WASHINGTON (Reuters) - The Pentagon said on Friday there had been no effort to play down or delay the release of information on concussive injuries from Iran’s Jan. 8 attack on a base hosting U.S. forces in Iraq, saying the public learned just hours after the defense secretary.
U.S. President Donald Trump, Defense Secretary Mark Esper and others throughout the U.S. government for a week had said that Iran’s attack on bases in Iraq, in retaliation for the killing of a Iranian general, had not killed or injured any U.S. servicemembers.
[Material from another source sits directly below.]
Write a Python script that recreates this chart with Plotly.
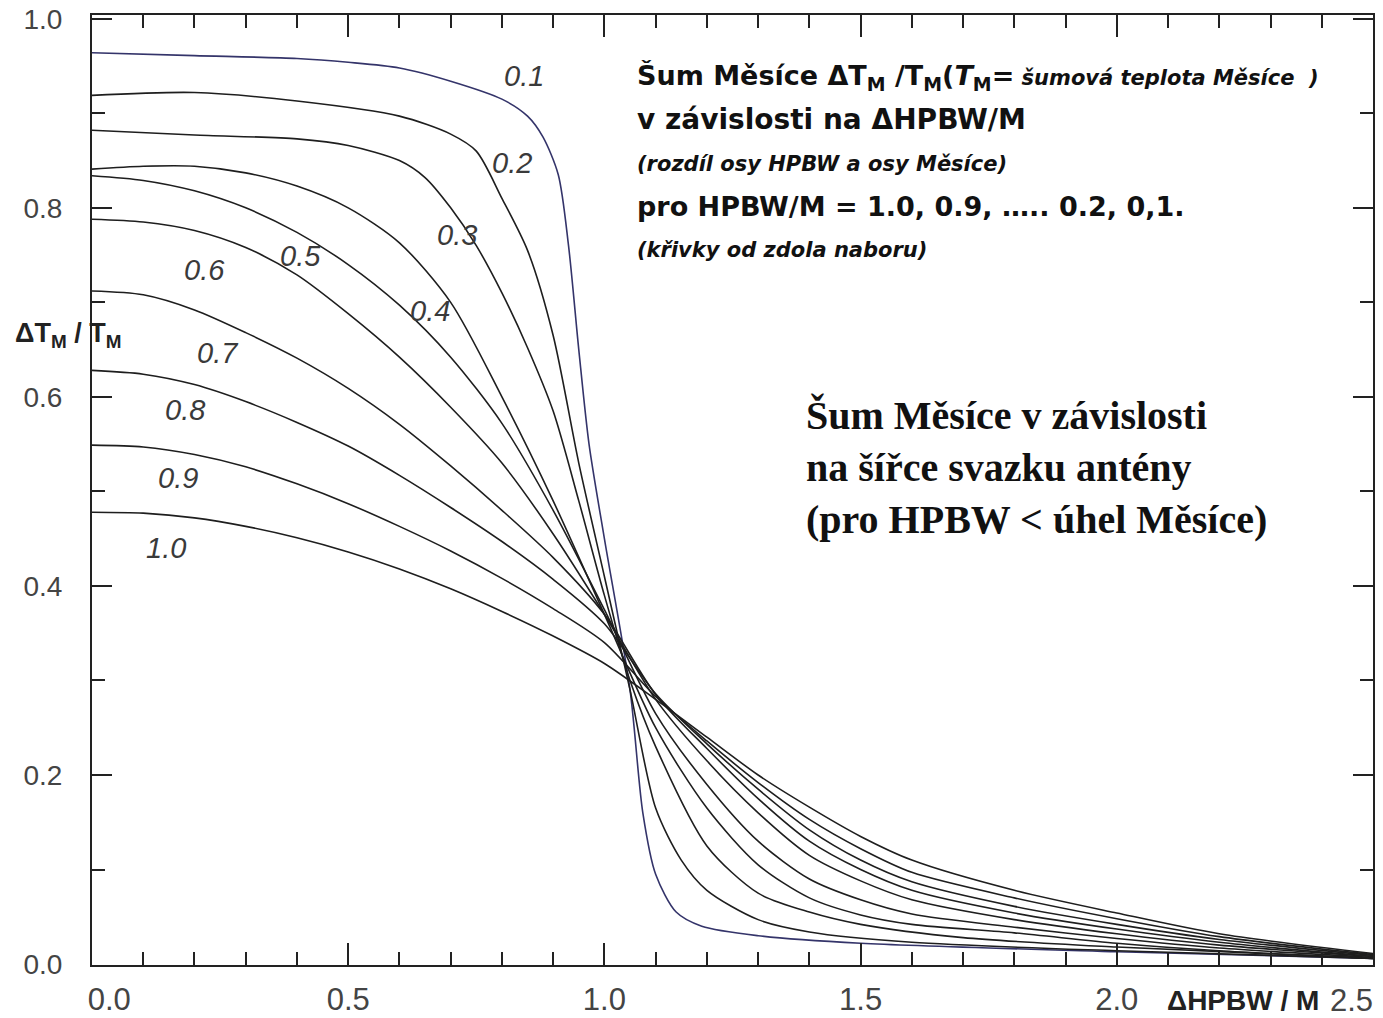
import plotly.graph_objects as go

# ---------------- data ----------------
hpbw_labels = ["0.1", "0.2", "0.3", "0.4", "0.5", "0.6", "0.7", "0.8", "0.9", "1.0"]

x_01 = [0, 0.2, 0.4, 0.5, 0.6, 0.7, 0.8, 0.85, 0.88, 0.91, 0.93, 0.95, 0.97, 1.0, 1.05, 1.075, 1.1, 1.14, 1.19, 1.3, 1.5, 2.0, 2.5]
y_01 = [.964, .961, .958, .954, .948, .934, .915, .897, .875, .835, .76, .65, .55, .45, .29, .16, .095, .055, .04, .03, .022, .013, .006]

x_02 = [0, 0.2, 0.4, 0.6, 0.7, 0.75, 0.8, 0.85, 0.9, 0.95, 1.0, 1.05, 1.1, 1.15, 1.2, 1.3, 1.4, 1.6, 2.0, 2.5]
y_02 = [.919, .922, .913, .897, .878, .86, .81, .755, .665, .53, .41, .29, .165, .11, .078, .047, .034, .023, .014, .006]

x_03 = [0, .2, .4, .5, .6, .65, .7, .75, .8, .85, .9, .95, 1.0, 1.05, 1.1, 1.2, 1.3, 1.4, 1.5, 1.7, 2.0, 2.5]
y_03 = [.882, .877, .873, .866, .85, .832, .80, .76, .71, .652, .585, .49, .39, .30, .23, .125, .075, .055, .042, .028, .018, .006]

x_grid = [0, .1, .2, .3, .4, .5, .6, .7, .8, .9, 1.0, 1.1, 1.2, 1.3, 1.4, 1.5, 1.6, 1.8, 2.0, 2.2, 2.5]
y_04 = [.841, .844, .844, .837, .823, .80, .763, .70, .60, .49, .37, .25, .165, .105, .07, .052, .042, .033, .022, .014, .006]
y_05 = [.834, .829, .818, .80, .774, .74, .697, .642, .572, .48, .375, .265, .19, .13, .09, .068, .053, .039, .027, .017, .007]
y_06 = [.788, .785, .776, .758, .729, .688, .642, .589, .53, .455, .37, .28, .215, .16, .115, .088, .068, .047, .032, .02, .008]
y_07 = [.712, .708, .692, .668, .641, .609, .571, .527, .48, .43, .37, .285, .228, .175, .13, .1, .078, .054, .037, .023, .008]
y_08 = [.628, .624, .613, .595, .573, .548, .517, .483, .447, .407, .36, .286, .233, .185, .142, .11, .087, .061, .042, .026, .009]
y_09 = [.549, .547, .539, .526, .508, .487, .463, .437, .408, .376, .34, .283, .236, .192, .153, .122, .097, .07, .048, .029, .01]
y_10 = [.478, .477, .472, .463, .451, .436, .418, .397, .373, .347, .318, .28, .24, .20, .166, .135, .11, .078, .054, .032, .011]

curves = [
    (x_01, y_01), (x_02, y_02), (x_03, y_03),
    (x_grid, y_04), (x_grid, y_05), (x_grid, y_06), (x_grid, y_07),
    (x_grid, y_08), (x_grid, y_09), (x_grid, y_10),
]

x_tick_vals = [0, 0.5, 1.0, 1.5, 2.0]
x_tick_text = ["\u00a0\u00a0\u00a0\u00a00.0", "0.5", "1.0", "1.5", "2.0"]
x_last_tick = [2.5]
x_last_text = ["2.5"]
y_tick_vals = [0.0, 0.2, 0.4, 0.6, 0.8, 1.0]
y_tick_text = ["0.0", "0.2", "0.4", "0.6", "0.8", "1.0"]

# curve label positions (data coords)
label_pos = {
    "0.1": (0.844, 0.94), "0.2": (0.819, 0.847), "0.3": (0.712, 0.771),
    "0.4": (0.659, 0.691), "0.5": (0.406, 0.749), "0.6": (0.22, 0.734),
    "0.7": (0.246, 0.646), "0.8": (0.181, 0.586), "0.9": (0.168, 0.514),
    "1.0": (0.144, 0.44),
}

# ---------------- figure ----------------
fig = go.Figure()
for i, (xs, ys) in enumerate(curves):
    fig.add_trace(go.Scatter(
        x=xs, y=ys, mode="lines",
        line=dict(color="#34346a" if i == 0 else "#1e1e1e", width=1.6,
                  shape="spline", smoothing=0.8),
        name=hpbw_labels[i], showlegend=False, hoverinfo="skip",
    ))
# empty helper trace so the second x axis (carrying the "2.5" label) is drawn
fig.add_trace(go.Scatter(x=[], y=[], xaxis="x2", yaxis="y", showlegend=False, hoverinfo="skip"))

ann = []
for lab in hpbw_labels:
    lx, ly = label_pos[lab]
    ann.append(dict(x=lx, y=ly, xref="x", yref="y", text="<i>%s</i>" % lab,
                    showarrow=False, font=dict(family="Liberation Sans, Arial", size=29, color="#3a3a3a")))

sans = "DejaVu Sans, Verdana, sans-serif"
top_lines = [
    ("<b>Šum Měsíce ΔT<sub>M</sub> /T<sub>M</sub>(<i>T</i><sub>M</sub>=</b>"
     "<span style='font-size:21px'><b><i> šumová teplota Měsíce  )</i></b></span>", 0.9345, 27),
    ("<b>v závislosti na ΔHPBW/M</b>", 0.8895, 28),
    ("<b><i>(rozdíl osy HPBW a osy Měsíce)</i></b>", 0.8435, 21),
    ("<b>pro HPBW/M = 1.0, 0.9, ….. 0.2, 0,1.</b>", 0.798, 27),
    ("<b><i>(křivky od zdola naboru)</i></b>", 0.7525, 21),
]
for txt, yy, fs in top_lines:
    ann.append(dict(x=0.424, y=yy, xref="paper", yref="paper", xanchor="left", yanchor="middle",
                    text=txt, showarrow=False, font=dict(family=sans, size=fs, color="#111")))

serif = "Liberation Serif, Times New Roman, serif"
for txt, yy in [("<b>Šum Měsíce v závislosti</b>", 0.578),
                ("<b>na šířce svazku antény</b>", 0.524),
                ("<b>(pro HPBW &lt; úhel Měsíce)</b>", 0.469)]:
    ann.append(dict(x=0.556, y=yy, xref="paper", yref="paper", xanchor="left", yanchor="middle",
                    text=txt, showarrow=False, font=dict(family=serif, size=40, color="#111")))

# axis titles
ann.append(dict(x=-0.062, y=0.663, xref="paper", yref="paper", xanchor="left", yanchor="middle",
                text="<b>ΔT<sub>M</sub> / T<sub>M</sub></b>", showarrow=False,
                font=dict(family="Liberation Sans Narrow, Liberation Sans, Arial", size=27, color="#222")))
ann.append(dict(x=0.8376, y=-0.037, xref="paper", yref="paper", xanchor="left", yanchor="middle",
                text="<b>ΔHPBW / M</b>", showarrow=False,
                font=dict(family="Liberation Sans Narrow, Liberation Sans, Arial", size=28, color="#222")))

axis_common = dict(showgrid=False, zeroline=False, showline=True, linecolor="#222", linewidth=2,
                   mirror="ticks", ticks="inside", tickcolor="#222", tickwidth=2, automargin=False)
tick_font_x = dict(family="Liberation Sans, Arial", size=31, color="#444")

fig.update_layout(
    width=1383, height=1018,
    margin=dict(l=92, r=10, t=15, b=53),
    paper_bgcolor="white", plot_bgcolor="white",
    annotations=ann,
    xaxis=dict(range=[0, 2.5], tickmode="array", tickvals=x_tick_vals, ticktext=x_tick_text,
               ticklen=22, tickfont=tick_font_x, ticklabelstandoff=6,
               minor=dict(ticks="inside", dtick=0.1, tick0=0, ticklen=13, tickcolor="#222", tickwidth=2),
               **axis_common),
    xaxis2=dict(range=[0, 2.5], overlaying="x", anchor="y", side="bottom",
                tickmode="array", tickvals=x_last_tick, ticktext=x_last_text,
                ticks="", showline=False, showgrid=False, zeroline=False, automargin=False,
                ticklabelposition="outside left", tickfont=tick_font_x, ticklabelstandoff=14),
    yaxis=dict(range=[-0.001, 1.004], tickmode="array", tickvals=y_tick_vals, ticktext=y_tick_text,
               ticklen=20, tickfont=dict(family="Liberation Sans, Arial", size=28, color="#444"),
               ticklabelstandoff=22,
               minor=dict(ticks="inside", dtick=0.1, tick0=0, ticklen=13, tickcolor="#222", tickwidth=2),
               **axis_common),
)

fig.write_html("out.html")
That is no longer true, the Pentagon now acknowledges. But U.S. military leadership in Washington only became aware on Thursday that 11 U.S. service members were flown out of Iraq due to concussive symptoms, Pentagon spokesman Jonathan Hoffman said.
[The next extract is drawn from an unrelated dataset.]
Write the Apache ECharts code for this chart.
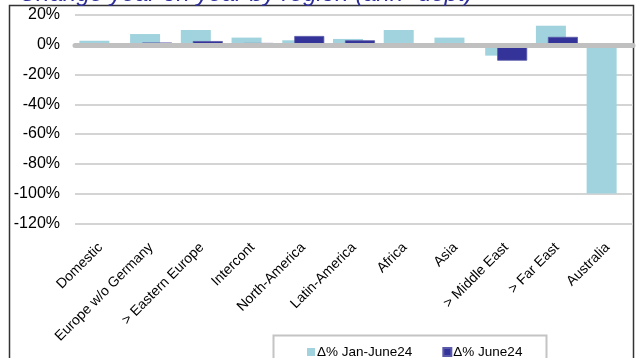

“This idea that there was an effort to de-emphasize injuries for some sort of amorphous political agenda doesn’t hold water,” Hoffman said.
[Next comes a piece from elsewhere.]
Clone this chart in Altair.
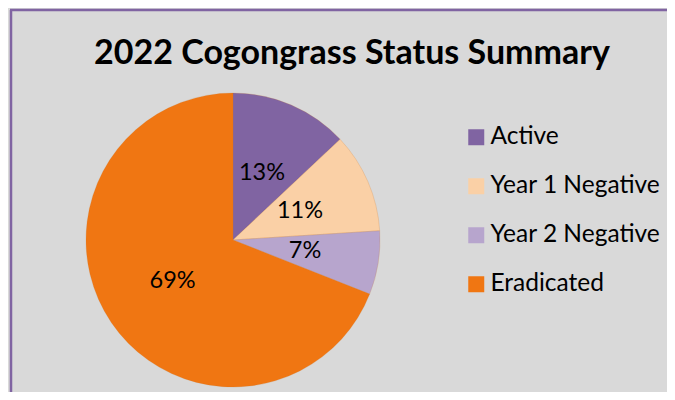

But the disclosure of the concussive symptoms late on Thursday, more than a week after the attack itself, is likely at a minimum to open a debate about the Pentagon’s longstanding treatment of brain injury as a different class of wounds that it says do not require immediate reporting up the chain of command.
U.S. military has to immediately report incidents threatening life, limb or eyesight. But suspected brain injury, which can take time to manifest and diagnose, does not have that urgent requirement.
Esper was only informed on Thursday that the service members were flown out of Iraq to receive additional screening and treatment in bases in Kuwait and Germany, the Pentagon said.
The first U.S. service member was flown out of Iraq on Jan. 10 for further evaluation, while others were flown out on Jan. 15.
“They were under their own power, on aircraft and on their way,” Hoffman said.
He noted that top Pentagon officials have not sought to minimize Iran’s attack and instead repeatedly said Iran tried to kill U.S. troops when it fired 16 short-range ballistic missiles at two Iraqi bases from at least three locations inside Iran.
In his first Friday prayers sermon in eight years, Iran’s supreme leader, Ayatollah Ali Khamenei, told worshippers chanting “Death to America” that the elite Guards could take their fight beyond Iran’s borders after the U.S. killing of a top Iranian commander.